Organotin oxides and hydroxides are common products from the hydrolysis of organotin halides. Unlike the corresponding derivatives of silicon and germanium, tin oxides and hydroxides often adopt structures with penta- and even hexacoordinated tin centres, especially for the diorgano- and monoorgano derivatives. The group SnIV−O−SnIV is called a stannoxane (which is a tin analogue of ethers), and the group SnIV−O−H is also called a stannanol (which is a tin analogue of alcohols). Structurally simplest of the oxides and hydroxides are the triorganotin derivatives. A commercially important triorganotin hydroxide is the acaricide cyhexatin (also called Plictran, tricyclohexyltin hydroxide and tricyclohexylstannanol), (C6H11)3SnOH. Such triorganotin hydroxides exist in equilibrium with the distannoxanes:
With only two organic substituents on each Sn centre, the diorganotin oxides and hydroxides are structurally more complex than the triorgano derivatives. The simple tin geminal diols (R2Sn(OH)2, the tin analogues of geminal diols R2C(OH)2) and monomeric stannanones (R2Sn=O, the tin analogues of ketones R2C=O) are unknown. Diorganotin oxides (R2SnO) are polymers except when the organic substituents are very bulky, in which case cyclic trimers or, in the case where R is CH(Si(CH3)3)2 dimers, with Sn3O3 and Sn2O2 rings.

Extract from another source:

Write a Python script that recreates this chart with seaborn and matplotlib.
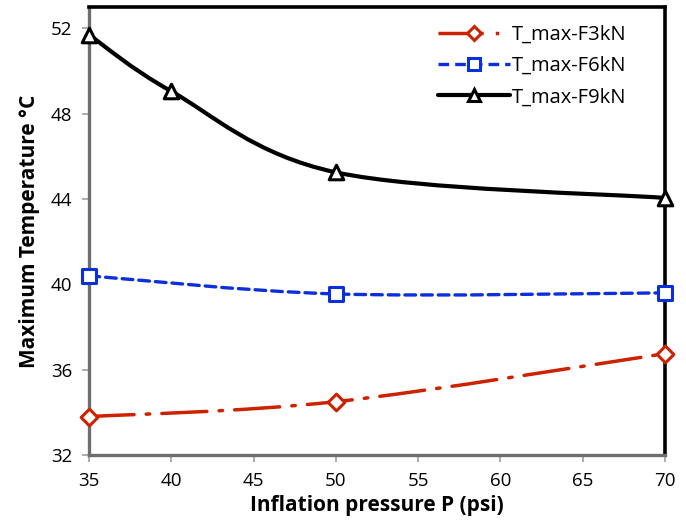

The distannoxanes exist as dimers with the formula [R2SnX]2O2 wherein the X groups (e.g., chloride –Cl, hydroxide –OH, carboxylate RCO2−) can be terminal or bridging (see Table). The hydrolysis of the monoorganotin trihalides has the potential to generate stannanoic acids, RSnO2H. As for the diorganotin oxides/hydroxides, the monoorganotin species form structurally complex because of the occurrence of dehydration/hydration, aggregation. Illustrative is the hydrolysis of butyltin trichloride to give [(CH3(CH2)3Sn)12O14(OH)6]2+.
Unlike carbon(IV) analogues but somewhat like silicon compounds, tin(IV) can also be coordinated to five and even six atoms instead of the regular four. These hypercoordinated compounds usually have electronegative substituents. Numerous examples of hypercoordinated compounds are provided by the organotin oxides and associated carboxylates and related pseudohalide derivatives. The organotin halides for adducts, e.g. (CH3)2SnCl2(bipyridine).